What people should fear is not to loose the little they have, but contributing to a system that serves largely the super rich who evade their obligations in return, who launder money via postal addresses on tropical islands or Swiss bank accounts, and who pull the strings of the docile common citizen in their grand stage plays. People with light shoulders carry the heavy burden that the whole system depends on, while those with the most means enjoy the greatest pleasures. What you should fear however, is that you no longer see an alternative, that you believe there is simply no other choice than to bow under the weight. You should fear to lack the courage to strike back, to say enough is enough, and not to live your life as the little man trampling the grapes for the banquets of your lords. If you are only allowed to play another man’s game, you should not continue to gamble for small gain. Retirees have seen their pension savings being annihilated, their pensions frozen or cut back with increasing inflation, young workers have seen future debt accumulating while the perspective of opportunities have disappeared to countries with less worker protection, where workers bow even deeper for the power of world capitalism, disrupting existing economical and social structures, to break the capacity for alternatives.

The power of the status quo lies not in the enforcement against people’s will of an economic system that serves the interest of a small class of the people.
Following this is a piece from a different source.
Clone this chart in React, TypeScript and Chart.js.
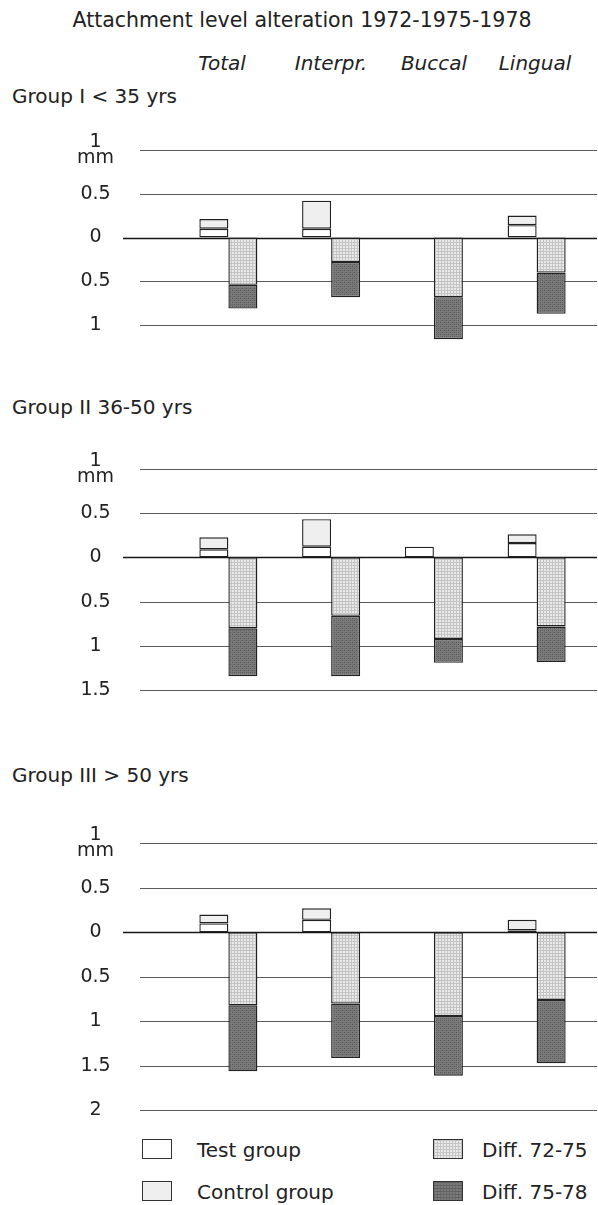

The real power lies in the ability to void people of the capacity to think of alternatives. The criticism in the media has been directed at the perverted psychologies of individuals like Nick Leeson or Bernard Madoff. But the root of their perversion lies not in the individual behavior, but in the system that provokes it, tolerates it and promotes it. When the system permits a consistent and continuous stream of faults, the system itself is at fault. While the leaks in the system that allow the occasional outpouring are patched, the system itself that exercises the high pressure on the fragile casing of ethics that surrounds it, remains intact.